DeKalb County Public Library

Cobb County replied to me today -- they are doing temporary cards for adults (18 & older) only.  If you're not 18 yet, get a parent to apply and use that card (it's ok).   Parents may submit temporary card requests or any questions with the online chat or email form at http://www.cobbcat.org/contact-us/.  



The Henry County Library System is issuing temporary digital cards to Henry County residents (good for 60 days, access to our digital collections). Email getacard@henrylibraries.org with your request.


Click here for links to Cobb, Forsyth, Gwinnett 
and Cherokee County (Sequoyah Regional) libraries.


If you don't see your county system listed, look in the list of Georgia-wide PINES network libraries to see if it's a member of that group.  Online applications appear to be available.  

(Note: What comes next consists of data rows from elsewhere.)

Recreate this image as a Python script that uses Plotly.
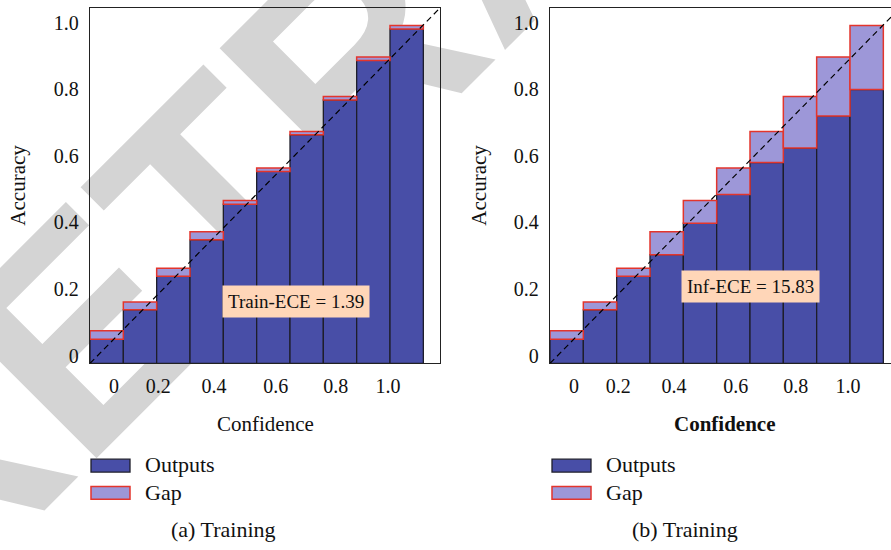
import plotly.graph_objects as go

# Reliability diagram data: 10 confidence bins
bin_centers = [0.05, 0.15, 0.25, 0.35, 0.45, 0.55, 0.65, 0.75, 0.85, 0.95]
gap_top = [0.096, 0.181, 0.281, 0.389, 0.481, 0.577, 0.685, 0.788, 0.905, 0.998]
train_acc = [0.071, 0.158, 0.257, 0.365, 0.470, 0.567, 0.675, 0.778, 0.895, 0.988]
inf_acc = [0.071, 0.158, 0.257, 0.321, 0.414, 0.499, 0.593, 0.636, 0.731, 0.809]

x_tick_vals = [0.072, 0.205, 0.372, 0.557, 0.737, 0.894]
x_tick_text = ["0", "0.2", "0.4", "0.6", "0.8", "1.0"]
y_tick_vals = [0.021, 0.220, 0.417, 0.613, 0.810, 1.006]
y_tick_text = ["0", "0.2", "0.4", "0.6", "0.8", "1.0"]

ece_text = ["Train-ECE = 1.39", "Inf-ECE = 15.83"]
ece_pos = [(0.618, 0.182), (0.602, 0.227)]
captions = ["(a) Training", "(b) Training"]

OUT_FILL = "#484ea7"
OUT_EDGE = "#1e1e2a"
GAP_FILL = "#9d97d8"
GAP_EDGE = "#e3352c"
BOX_FILL = "#ffd6b8"
FONT = "Liberation Serif"
W, H = 891, 550

fig = go.Figure()

# Background stamp, drawn first so the panels sit over it
fig.add_trace(go.Bar(
    x=[503], y=[400], base=[-293], width=[600],
    xaxis="x", yaxis="y",
    marker=dict(color="rgba(0,0,0,0)", line=dict(width=0)),
    text=["RETRACTED"], textposition="inside", insidetextanchor="middle",
    textangle=-45, constraintext="none", cliponaxis=False,
    textfont=dict(family="Liberation Sans", size=295, color="#d4d4d4", weight="bold"),
    hoverinfo="skip", showlegend=False,
))

panels = [("x2", "y2", train_acc), ("x3", "y3", inf_acc)]
for xa, ya, acc in panels:
    fig.add_trace(go.Bar(
        x=bin_centers, y=acc, width=0.1, xaxis=xa, yaxis=ya,
        marker=dict(color=OUT_FILL, line=dict(color=OUT_EDGE, width=1.3)),
        name="Outputs", showlegend=False,
    ))
    fig.add_trace(go.Bar(
        x=bin_centers, y=[g - a for g, a in zip(gap_top, acc)], base=acc,
        width=0.1, xaxis=xa, yaxis=ya,
        marker=dict(color=GAP_FILL, line=dict(color=GAP_EDGE, width=1.5)),
        name="Gap", showlegend=False,
    ))
    fig.add_trace(go.Scatter(
        x=[0, 1.05], y=[0, 1.05], mode="lines", xaxis=xa, yaxis=ya,
        line=dict(color="black", width=1.2, dash="6px,4px"),
        showlegend=False, hoverinfo="skip",
    ))

axis_common = dict(showgrid=False, zeroline=False, ticks="",
                   tickfont=dict(family=FONT, size=20, color="#111"),
                   showline=True, linecolor="#222", linewidth=1.3)

y_dom = [(H - 366) / H, (H - 8) / H]
fig.update_layout(
    width=W, height=H, margin=dict(l=0, r=0, t=0, b=0),
    paper_bgcolor="white", plot_bgcolor="rgba(0,0,0,0)",
    barmode="overlay", showlegend=False,
    xaxis=dict(domain=[0, 1], range=[0, W], visible=False, fixedrange=True),
    yaxis=dict(domain=[0, 1], range=[H, 0], visible=False, fixedrange=True),
    xaxis2=dict(domain=[90 / W, 440 / W], range=[0, 1.05], anchor="y2",
                tickvals=x_tick_vals, ticktext=x_tick_text, mirror=True,
                ticklabelstandoff=5, **axis_common),
    yaxis2=dict(domain=y_dom, range=[0, 1.05], anchor="x2",
                tickvals=y_tick_vals, ticktext=y_tick_text, mirror=True,
                ticklabelstandoff=6, **axis_common),
    xaxis3=dict(domain=[550 / W, 1.0], range=[0, 1.023], anchor="y3",
                tickvals=x_tick_vals, ticktext=x_tick_text, mirror=True,
                ticklabelstandoff=5, **axis_common),
    yaxis3=dict(domain=y_dom, range=[0, 1.05], anchor="x3",
                tickvals=y_tick_vals, ticktext=y_tick_text, mirror=False,
                ticklabelstandoff=6, **axis_common),
)

annotations = []
# ECE boxes
for (xa, ya, _), txt, (ex, ey) in zip(panels, ece_text, ece_pos):
    annotations.append(dict(
        x=ex, y=ey, xref=xa, yref=ya, text=txt, showarrow=False,
        xanchor="center", yanchor="middle",
        bgcolor=BOX_FILL, borderpad=5,
        font=dict(family=FONT, size=19, color="#111"),
    ))


def px(x):
    return x / W


def py(y):
    return (H - y) / H


def label(x, y, text, size=21, angle=0, xanchor="center"):
    return dict(x=px(x), y=py(y), xref="paper", yref="paper", text=text,
                textangle=angle, showarrow=False, xanchor=xanchor, yanchor="middle",
                font=dict(family=FONT, size=size, color="#111"))


# Axis titles
annotations += [
    label(265, 427, "Confidence"),
    label(725, 427, "<b>Confidence</b>"),
    label(18, 187, "Accuracy", angle=-90),
    label(479, 187, "Accuracy", angle=-90),
]

# Captions
for cx, cap in zip([223, 685], captions):
    annotations.append(label(cx, 533, cap, size=22))

# Legends (one per panel)
shapes = []
for lx in [91, 552]:
    shapes.append(dict(type="rect", xref="paper", yref="paper",
                       x0=px(lx), x1=px(lx + 39), y0=py(475.5), y1=py(462.5),
                       fillcolor=OUT_FILL, line=dict(color=OUT_EDGE, width=1.3)))
    shapes.append(dict(type="rect", xref="paper", yref="paper",
                       x0=px(lx), x1=px(lx + 39), y0=py(503), y1=py(490),
                       fillcolor=GAP_FILL, line=dict(color=GAP_EDGE, width=1.5)))
    for ty, name in [(468, "Outputs"), (496, "Gap")]:
        annotations.append(label(lx + 52, ty, name, size=22, xanchor="left"))

fig.update_layout(annotations=annotations, shapes=shapes)
fig.write_html("out.html")
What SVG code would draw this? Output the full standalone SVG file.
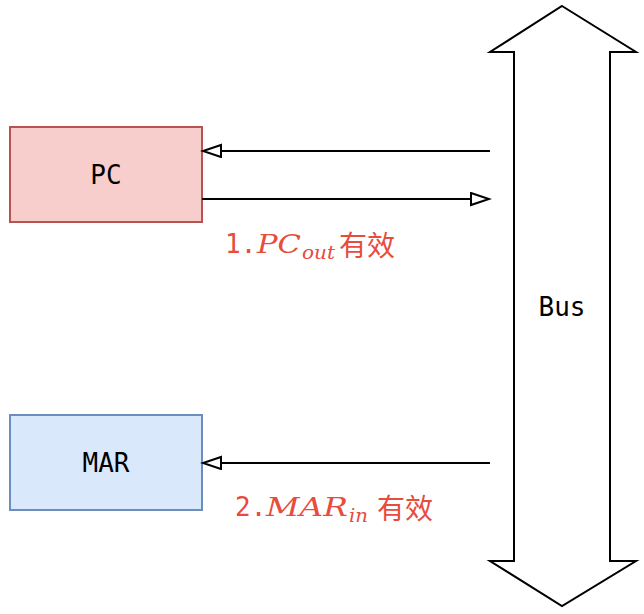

And of course, if you're a Paideia student or parent, email me if you have any questions or need some troubleshooting assistance.

Thursday, March 26, 2020

"What We're Reading" Goes Virtual

No book cover printouts to display 
by classroom doors right now, 
but Paideia teachers gotta' read!


Saturday, March 21, 2020

One Phrase, Three Directives

From the New York Times Book Review:

 stay safe, stay healthy, stay reading


I've finished Frogkisser by Garth Nix (a lovely middle/upper grades re-imagined folk story of magic and strong-minded princesses.

I'm about halfway through Uprooted, by Naomi Novik (the first book by last month's HS book club choice, Spinning Silver).  I do enjoy (and perhaps identify with) stories of women who discover power in their values and family background, and use it to vanquish evil and self doubt.


Next up: rereading Graceling by Kristen Cashore for JH book club, and reading (or listening to) Michelle Obama's Becoming, the HS book club choice.  I did listen to Obama's interview/gab session with Oprah Winfrey in the SuperSoul Conversations podcast, and I'm primed to go!

The plan is to do 'virtual' book club conversations via Google Meet or Zoom.  That will be worked out soon.  If Reese Witherspoon and Oprah can have online book clubs, then by-gosh-by-golly, Paideia can too!

What have you read so far during the Great Distancing??